— Problem details —
Begin with the first line of the material and write out each line exactly, ending with the line that contains "import * as". Pictures are not part of the copy.
__________
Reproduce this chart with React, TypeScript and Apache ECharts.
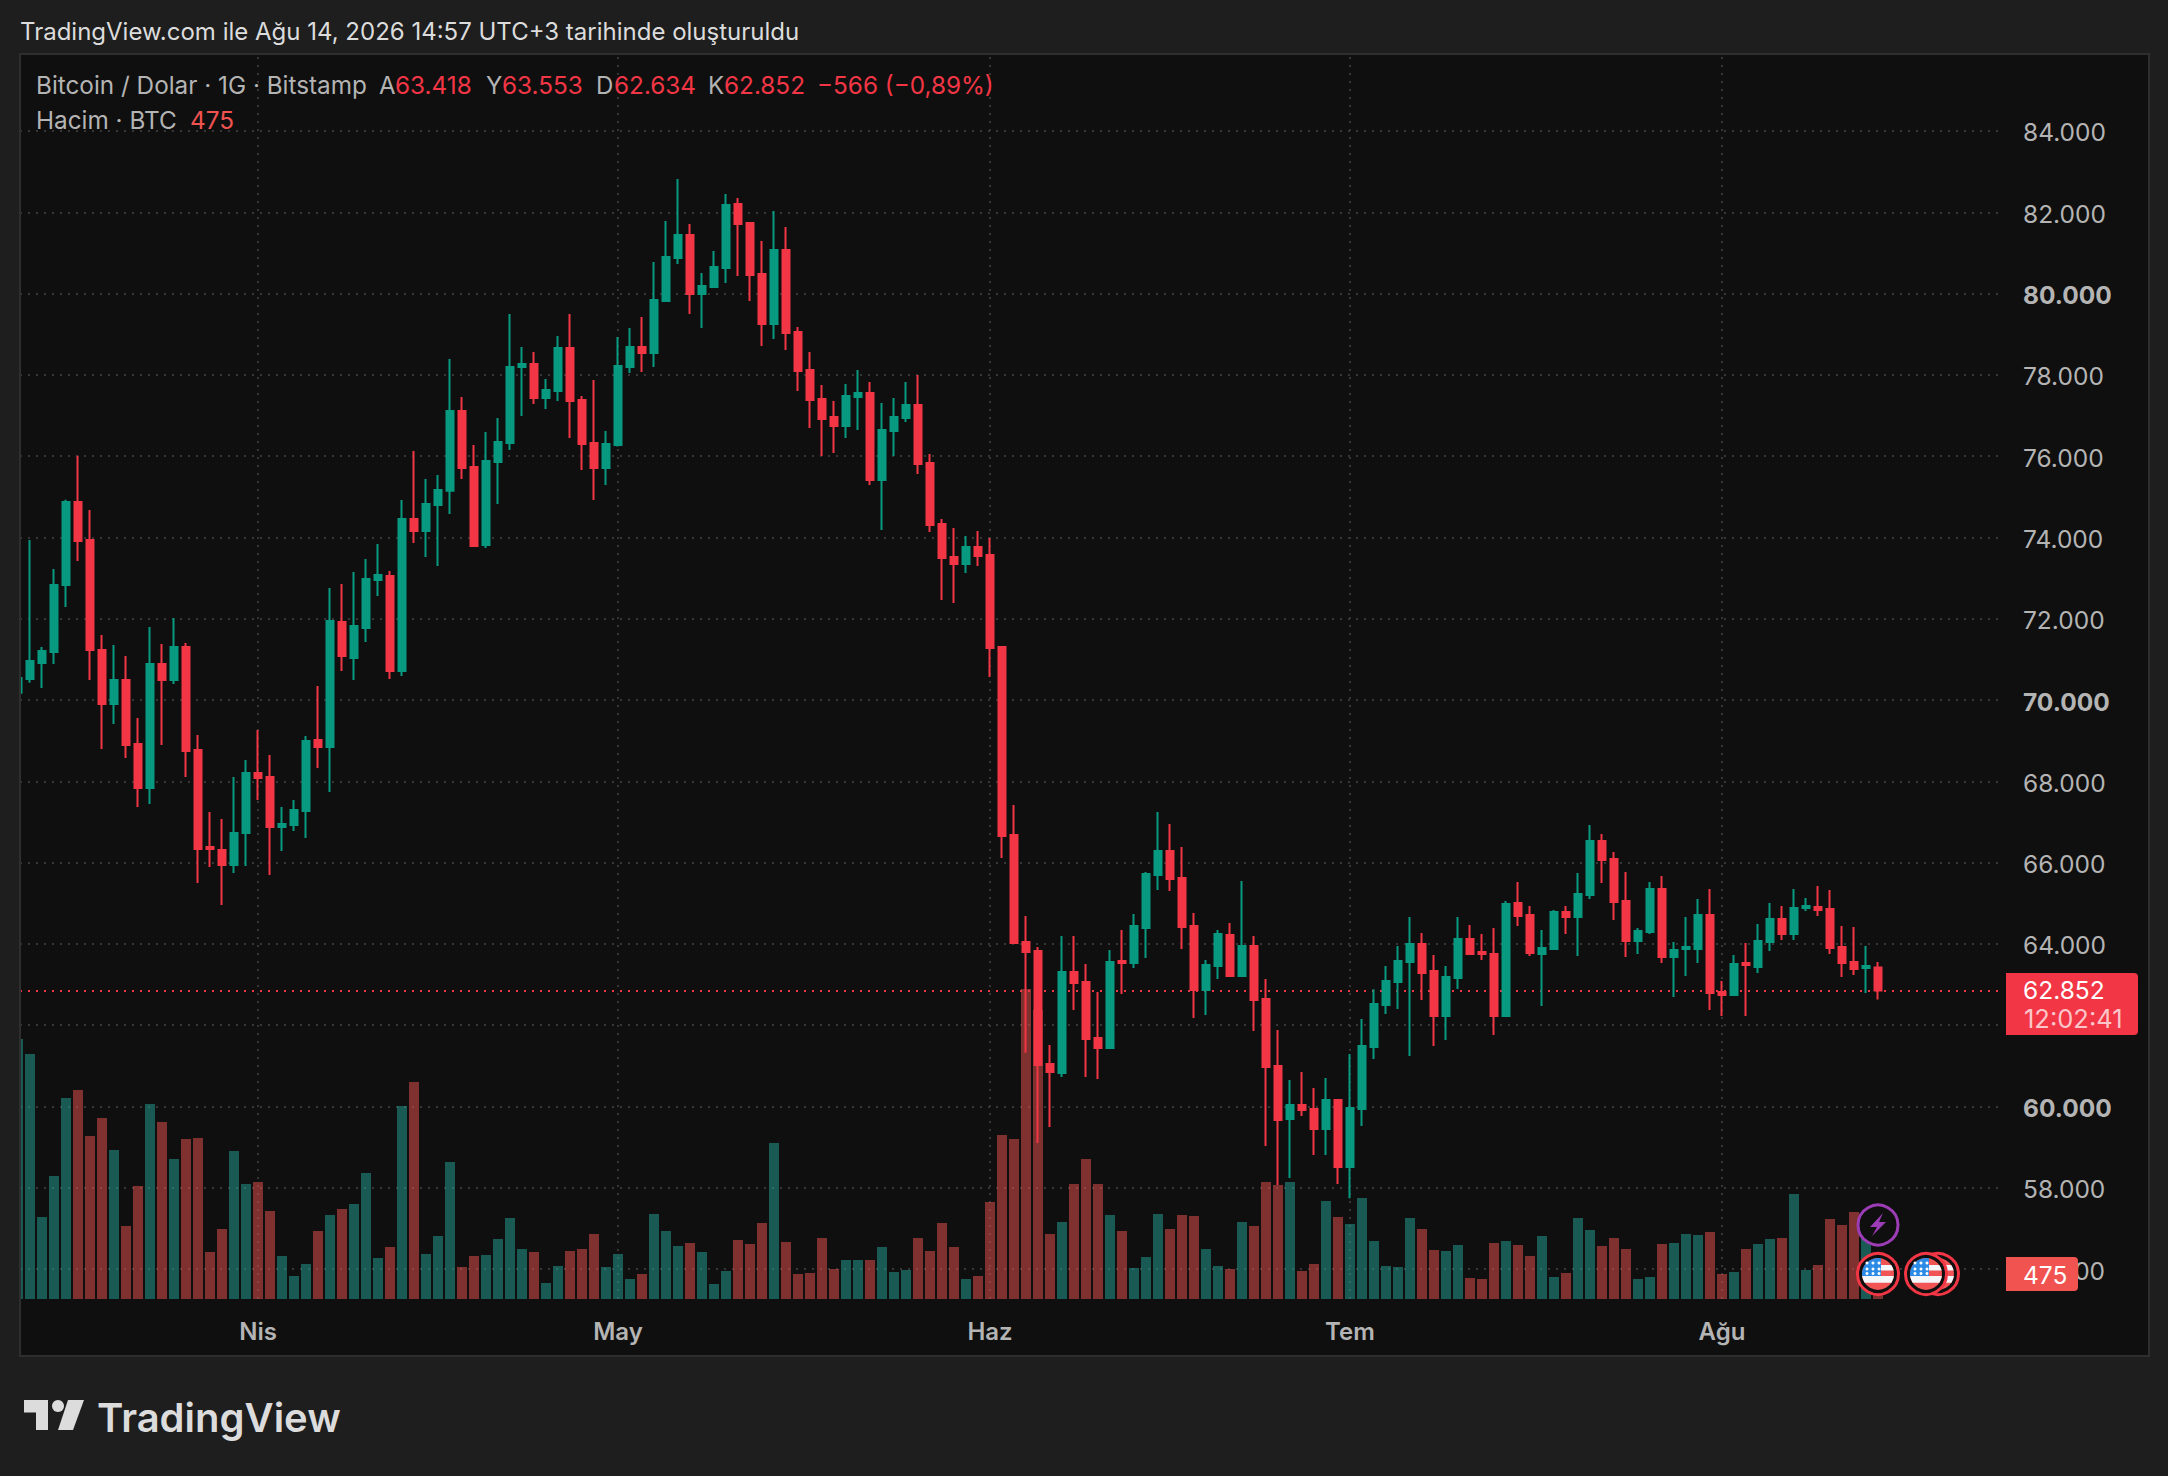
import React, { useEffect, useRef } from "react";
import * as echarts from "echarts";

const opens = [70180,70517,70910,71181,72830,74872,73937,71230,69902,70492,
68917,67835,70886,70492,71304,68770,66383,66309,65940,66727,
68204,68105,66875,66924,67269,69016,68843,71919,71033,71772,
72953,73051,70714,74453,74158,74798,75150,77110,75732,73814,
75855,76323,78193,78267,77430,77602,78660,77381,76323,75708,
76273,78193,78685,78537,79817,80875,81441,79989,80161,80629,
82203,81736,80481,79251,81071,79054,78119,77405,76962,76741,
77454,77553,75412,76618,76938,77258,75831,74330,73518,73345,
73764,73568,71304,66678,64046,63824,61043,60822,63308,63062,
61683,61437,63578,63529,64390,65694,66285,65620,64439,62865,
63455,64218,63209,63947,62643,60994,59690,60035,59936,59444,
60157,58509,59936,61462,62496,63062,63553,63996,63332,62225,
63160,64119,63799,63750,62224,65005,64709,63750,63873,64783,
64660,65201,66530,66087,65054,64070,64291,65349,63676,63873,
63873,64709,62815,62741,63528,63430,64045,64611,64242,64882,
64906,64857,63922,63553,63405,63418];

const closes = [70541,70960,71206,72830,74872,73912,71230,69902,70492,68893,
67835,70886,70492,71304,68745,66334,66334,65940,66727,68204,
68081,66875,66949,67293,68991,68843,71944,71083,71821,72977,
73076,70714,74453,74158,74823,75167,77110,75708,73789,75880,
76347,78193,78267,77430,77627,78661,77356,76298,75708,76298,
78217,78685,78537,79841,80899,81441,79989,80186,80653,82179,
81711,80456,79251,81071,79029,78094,77381,76913,76741,77479,
77553,75412,76643,76962,77258,75806,74305,73493,73345,73764,
73543,71280,66654,64021,63800,61019,60846,63308,63037,61658,
61437,63553,63529,64439,65719,66285,65596,64415,62865,63480,
64242,63209,63947,62618,60969,59665,60035,59912,59444,60157,
58509,59961,61486,62520,63086,63578,63996,63283,62225,63185,
64120,63750,63750,62224,64980,64685,63774,63897,64783,64660,
65226,66530,66063,65029,64070,64316,65349,63676,63848,63922,
64709,62790,62741,63504,63479,64070,64611,64242,64881,64931,
64832,63897,63528,63381,63454,62852];

const highs = [70700,73937,71304,73223,74930,76011,74675,71599,71353,71083,
69557,71796,71378,72018,71402,69139,67244,67072,68105,68524,
69262,68647,67367,67539,69114,70344,72756,72854,73149,73469,
73838,73174,74921,76126,75437,75536,78390,77455,76274,76594,
76938,79497,78685,78562,77898,78956,79497,77479,77873,76618,
78931,79152,79423,80776,81785,82818,81711,80506,81047,82449,
82351,81760,81293,82031,81637,79177,78562,77750,77356,77774,
78119,77824,77307,77430,77824,77996,76052,74453,74231,74035,
74158,73986,71304,67417,64686,63923,61511,64193,64193,63504,
62815,63849,64341,64734,65768,67244,66949,66383,64759,63603,
64341,64513,65547,64193,63135,61880,60650,60846,60453,60699,
60182,61289,62150,62881,63455,63947,64661,64267,63726,63455,
64661,64463,64242,64389,65054,65521,64931,64340,64832,64931,
65743,66924,66702,66259,65767,64389,65521,65669,64045,64660,
65103,65349,63085,63725,64020,64488,65005,64931,65349,65128,
65423,65325,64439,64414,63947,63553];

const lows = [70050,70427,70295,70886,72288,73420,70492,68794,69409,68573,
67367,67441,68893,70394,68105,65497,65891,64956,65743,65916,
67539,65694,66284,66777,66604,68327,67736,70714,70492,71427,
72559,70517,70590,73863,73518,73297,74577,75437,73789,73740,
74823,76151,76987,77282,77159,77356,76446,75658,74920,75289,
76240,78045,78070,78193,79817,80727,79497,79152,80136,80260,
80432,79817,78709,78882,78611,77602,76692,76003,76077,76446,
76643,75289,74182,76003,76840,75560,74133,72460,72386,73124,
73296,70566,66112,63997,61322,59099,59493,60723,62373,60723,
60674,61437,62766,63406,63652,65325,65300,63873,62176,62249,
63135,63209,63209,61855,59026,58066,58238,59764,58804,58804,
58091,57738,59518,61166,62274,62397,61240,62618,61486,61634,
62889,63750,63602,61757,62200,64439,63701,62470,63848,64242,
63701,65103,65497,64586,63676,63750,64242,63528,62692,63208,
63528,62372,62224,62741,62224,63282,63823,64094,64094,64808,
64685,63750,63184,63233,62790,62634];

const volumes = [4750,4476,1498,2247,3672,3818,2978,3307,2722,1334,
2065,3563,3234,2558,2923,2941,859,1279,2704,2101,
2138,1608,786,420,639,1242,1535,1644,1736,2302,
749,950,3526,3965,822,1151,2503,585,786,804,
1096,1480,914,859,292,603,877,914,1188,585,
822,365,457,1553,1242,968,1023,859,274,512,
1078,1005,1389,2850,1041,457,475,1114,548,713,
713,713,950,493,530,1114,877,1389,950,365,
420,1772,2996,2923,5664,5280,1188,1407,2101,2558,
2101,1535,1242,566,767,1553,1279,1535,1516,914,
603,548,1407,1334,2138,2083,2138,512,639,1790,
1498,1370,1845,1060,603,585,1480,1279,895,877,
987,384,365,1023,1060,987,786,1151,402,475,
1480,1261,968,1114,914,365,402,1005,1023,1188,
1169,1224,457,493,914,1005,1096,1114,1918,530,
621,1462,1352,1589,1535,475];

const monthIndexes = [20, 50, 81, 111, 142];
const monthNames = ["Nis", "May", "Haz", "Tem", "Ağu"];
const lastPrice = 62852;
const lastVolume = 475;
const priceMin = 54000;
const priceMax = 86000;
const priceStep = 2000;
const coveredTick = 62000;
const volumeMax = 22746;
const bandCount = 166;

const categories = Array.from({ length: bandCount }, (_, i) =>
  new Date(Date.UTC(2026, 2, 12 + i)).toISOString().slice(0, 10)
);

const GREEN = "#089981";
const RED = "#F23645";
const VOL_GREEN = "rgba(38,166,154,0.5)";
const VOL_RED = "rgba(239,83,80,0.5)";
const PANEL = "#0f0f0f";
const PAGE = "#1e1e1e";
const BORDER = "#2e2e2e";
const GRID = "#363636";
const MUTED = "#b4b4b4";
const FONT = "Inter, 'Noto Sans', sans-serif";

const fmt = (v: number) => String(v).replace(/(\d)(\d{3})$/, "$1.$2");

echarts.graphic.registerShape(
  "flagWhiteBand",
  echarts.graphic.extendPath(
    "M-15.9 2 L15.9 2 A16 16 0 0 1 13.4 8.7 L-13.4 8.7 A16 16 0 0 1 -15.9 2 Z M2 -9 L13.2 -9 A16 16 0 0 1 15.6 -3.5 L2 -3.5 Z",
    {}
  )
);
echarts.graphic.registerShape(
  "flagCanton",
  echarts.graphic.extendPath("M3 -15.7 A16 16 0 0 0 -15.9 2 L3 2 Z", {})
);
echarts.graphic.registerShape(
  "bolt",
  echarts.graphic.extendPath("M5 -12 L-8 2 L-1 2 L-6 11 L8 -3 L1 -3 Z", {})
);

function flag(cx: number, cy: number, z: number) {
  const stars: any[] = [];
  for (const sx of [-11, -5, 1]) {
    for (const sy of [-11, -5, -0.5]) {
      stars.push({ type: "circle", z, shape: { cx: sx, cy: sy, r: 1.5 }, style: { fill: "#ffffff" } });
    }
  }
  return {
    type: "group",
    x: cx,
    y: cy,
    silent: true,
    children: [
      { type: "circle", z, shape: { cx: 0, cy: 0, r: 20.5 }, style: { fill: PANEL, stroke: RED, lineWidth: 3 } },
      { type: "circle", z, shape: { cx: 0, cy: 0, r: 16 }, style: { fill: "#F05454" } },
      { type: "flagWhiteBand", z, style: { fill: "#F4F6FA" } },
      { type: "flagCanton", z, style: { fill: "#2B8BE6" } },
      ...stars,
    ],
  };
}

function label(x: number, y: number, text: string, fill: string, size = 24, weight = 400, z = 70, align = "left") {
  return {
    type: "text",
    x,
    y,
    z,
    silent: true,
    style: {
      text,
      fill,
      font: `${weight} ${size}px ${FONT}`,
      textAlign: align,
      textVerticalAlign: "middle",
    },
  };
}

const cover = (x: number, y: number, w: number, h: number, fill: string, z = 50) => ({
  type: "rect",
  z,
  silent: true,
  shape: { x, y, width: w, height: h },
  style: { fill },
});

export default function App() {
  const ref = useRef<HTMLDivElement>(null);

  useEffect(() => {
    if (!ref.current) return;
    const chart = echarts.init(ref.current, undefined, { renderer: "svg" });
    const dotted = { color: GRID, width: 2, type: [2, 6] as number[] };

    chart.setOption({
      animation: false,
      backgroundColor: PANEL,
      grid: [
        { left: 12, right: 164, top: 49.7, height: 1300.6 },
        { left: 12, right: 164, top: 54, height: 1245 },
      ],
      xAxis: [
        { type: "category", gridIndex: 0, data: categories, show: false },
        {
          type: "category",
          gridIndex: 1,
          data: categories,
          axisLine: { show: false },
          axisTick: { show: false },
          splitLine: { show: false },
          axisLabel: {
            margin: 20,
            color: MUTED,
            fontFamily: FONT,
            fontSize: 24,
            fontWeight: 600,
            interval: (i: number) => monthIndexes.includes(i),
            formatter: (_: string, i: number) => monthNames[monthIndexes.indexOf(i)] ?? "",
          },
        },
      ],
      yAxis: [
        {
          type: "value",
          gridIndex: 0,
          position: "right",
          min: priceMin,
          max: priceMax,
          interval: priceStep,
          axisLine: { show: false },
          axisTick: { show: false },
          splitLine: { show: true, showMinLine: false, showMaxLine: false, lineStyle: dotted },
          axisLabel: {
            margin: 19,
            align: "left",
            color: MUTED,
            fontFamily: FONT,
            fontSize: 24.5,
            padding: [3, 0, 0, 0],
            showMinLabel: false,
            showMaxLabel: false,
            formatter: (v: number) =>
              v === coveredTick ? "" : v % 10000 === 0 ? `{b|${fmt(v)}}` : fmt(v),
            rich: { b: { fontWeight: 700, color: MUTED, fontFamily: FONT, fontSize: 24.5 } },
          },
        },
        {
          type: "value",
          gridIndex: 1,
          show: false,
          min: 0,
          max: volumeMax,
          splitLine: { show: false },
        },
      ],
      series: [
        {
          type: "bar",
          name: "Hacim",
          xAxisIndex: 1,
          yAxisIndex: 1,
          z: 1,
          barWidth: 10,
          data: volumes.map((v, i) => ({
            value: v,
            itemStyle: { color: closes[i] >= opens[i] ? VOL_GREEN : VOL_RED },
          })),
          markLine: {
            silent: true,
            z: 0,
            symbol: "none",
            label: { show: false },
            lineStyle: dotted,
            data: monthIndexes.map((i) => ({ xAxis: i })),
          },
        },
        {
          type: "candlestick",
          name: "Bitcoin / Dolar",
          xAxisIndex: 0,
          yAxisIndex: 0,
          z: 3,
          barWidth: 8,
          itemStyle: { color: GREEN, color0: RED, borderColor: GREEN, borderColor0: RED, borderWidth: 2 },
          data: opens.map((o, i) => [o, closes[i], lows[i], highs[i]]),
          markLine: {
            silent: true,
            z: 2,
            symbol: "none",
            label: { show: false },
            lineStyle: { color: RED, width: 2, type: [2, 6] },
            data: [{ yAxis: lastPrice }],
          },
        },
      ],
      graphic: [
        cover(0, 0, 2168, 53, PAGE),
        cover(0, 1357, 2168, 119, PAGE),
        cover(0, 0, 19, 1476, PAGE),
        cover(2150, 0, 18, 1476, PAGE),
        cover(1998, 55, 8, 1245, PANEL),
        {
          type: "rect",
          z: 51,
          silent: true,
          shape: { x: 20, y: 54, width: 2129, height: 1302 },
          style: { fill: "none", stroke: BORDER, lineWidth: 2 },
        },
        label(20, 31, "TradingView.com ile Ağu 14, 2026 14:57 UTC+3 tarihinde oluşturuldu", "#dcdcdc", 24),
        label(36, 85, "Bitcoin / Dolar · 1G · Bitstamp", MUTED, 24.3),
        label(379, 85, "A", MUTED, 24),
        label(395, 85, "63.418", RED, 24.3),
        label(486, 85, "Y", MUTED, 24),
        label(502, 85, "63.553", RED, 24.3),
        label(596, 85, "D", MUTED, 24),
        label(614, 85, "62.634", RED, 24.3),
        label(708, 85, "K", MUTED, 24),
        label(724, 85, "62.852", RED, 24.3),
        label(817, 85, "−566 (−0,89%)", RED, 24.3),
        label(36, 119.5, "Hacim · BTC", MUTED, 24.3),
        label(190, 119.5, "475", "#F05350", 24.3),
        {
          type: "rect",
          z: 60,
          silent: true,
          shape: { x: 2006, y: 973, width: 132, height: 62, r: [0, 4, 4, 0] },
          style: { fill: RED },
        },
        label(2023, 990, fmt(lastPrice), "#ffffff", 24.5),
        label(2024, 1018, "12:02:41", "rgba(255,255,255,0.72)", 25.5),
        {
          type: "rect",
          z: 60,
          silent: true,
          shape: { x: 2006, y: 1257, width: 72, height: 34, r: [0, 4, 4, 0] },
          style: { fill: "#F05350" },
        },
        label(2023, 1274.5, String(lastVolume), "#ffffff", 24.5),
        flag(1938, 1274, 40),
        flag(1926, 1274, 41),
        flag(1878, 1274, 42),
        {
          type: "group",
          x: 1878,
          y: 1225,
          silent: true,
          children: [
            { type: "circle", z: 43, shape: { cx: 0, cy: 0, r: 20 }, style: { fill: PANEL, stroke: "#9C3DB5", lineWidth: 3 } },
            { type: "bolt", z: 43, style: { fill: "#9C3DB5" } },
          ],
        },
        {
          type: "polygon",
          z: 70,
          silent: true,
          shape: { points: [[24, 1400], [48, 1400], [48, 1430], [36, 1430], [36, 1412.5], [24, 1412.5]] },
          style: { fill: "#dcdcdc" },
        },
        { type: "circle", z: 70, silent: true, shape: { cx: 58, cy: 1406, r: 6 }, style: { fill: "#dcdcdc" } },
        {
          type: "polygon",
          z: 70,
          silent: true,
          shape: { points: [[68, 1400], [84, 1400], [73, 1430], [58, 1430]] },
          style: { fill: "#dcdcdc" },
        },
        label(97, 1417, "TradingView", "#dcdcdc", 40, 600),
      ],
    });

    return () => chart.dispose();
  }, []);

  return (
    <div
      ref={ref}
      style={{ position: "absolute", left: 0, top: 0, width: 2168, height: 1476 }}
    />
  );
}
__________
— Full answer —
Reproduce this chart with React, TypeScript and Apache ECharts.
import React, { useEffect, useRef } from "react";
import * as echarts from "echarts";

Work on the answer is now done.